How those closer to these wonderful women fill the holes in their lives, I have no idea.
About two years ago, I lost another in that same category of friend and colleague, taken all too soon. Again, not without warning, but a body blow when it came about.
In 2006 I ran a coaching group for about twenty people, all but one of them women. Four of those women have since died, one after a long battle, the other three after short, sharp shocks.
In 2005 my Mother died.
In 1992 my Father died.
I am no stranger to death, loss and bereavement. It is a part of life, a part we are mostly protected from when we are younger, though that isn’t guaranteed either.
With the exception of my parents, all this death and dying happened all wrong. All those I have listed above died young. All of them were younger than me and, at 62, I am not old. In those circumstances, and at pretty much all funerals, I cannot help but wonder why they were taken and I have been spared. It can spur you on to live more or better or differently, and to do your best or to do whatever the hell you want so long as you make your own best of this great gift of life.
We learn to live with loss, and we the bereaved are given another gift, that of being able to help others through. The greatest gift you can provide to the newly bereaved, especially the first-timers, is just to listen, just to be with them, not to be embarrassed, not to cross the road to the other side. Be with them for as long and as often as they want to talk, rant, rave and cry. All better out than in.
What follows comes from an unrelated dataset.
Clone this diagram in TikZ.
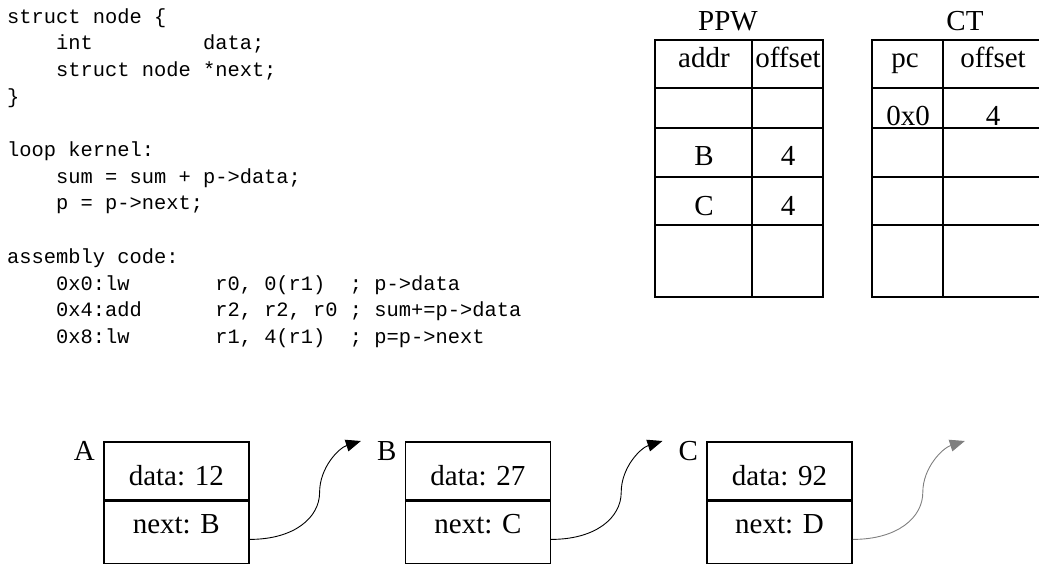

Death happens, and mostly it isn’t our choice. What does help in a strange and brutal way is that the bloody sun goes on rising and setting, rising and setting. And eventually, in your own time (and this isn’t a race or a competition) you grab a hold of life again and pass back into the land of the living from the land of the existing.
- There’s no right way to handle loss and grief.
- There’s no way to be eloquent or elegant about it, even if that were appropriate.
- It’s all snotty tears and the full gamut of emotions from denial to acceptance.
- You just muddle through the best you can, knowing that this too is life.
- And, whenever you are ready, you let the tears fall.
Yesterday (what a day!) a client wrote to let me know her dog had died. I told her there was a lot of it about.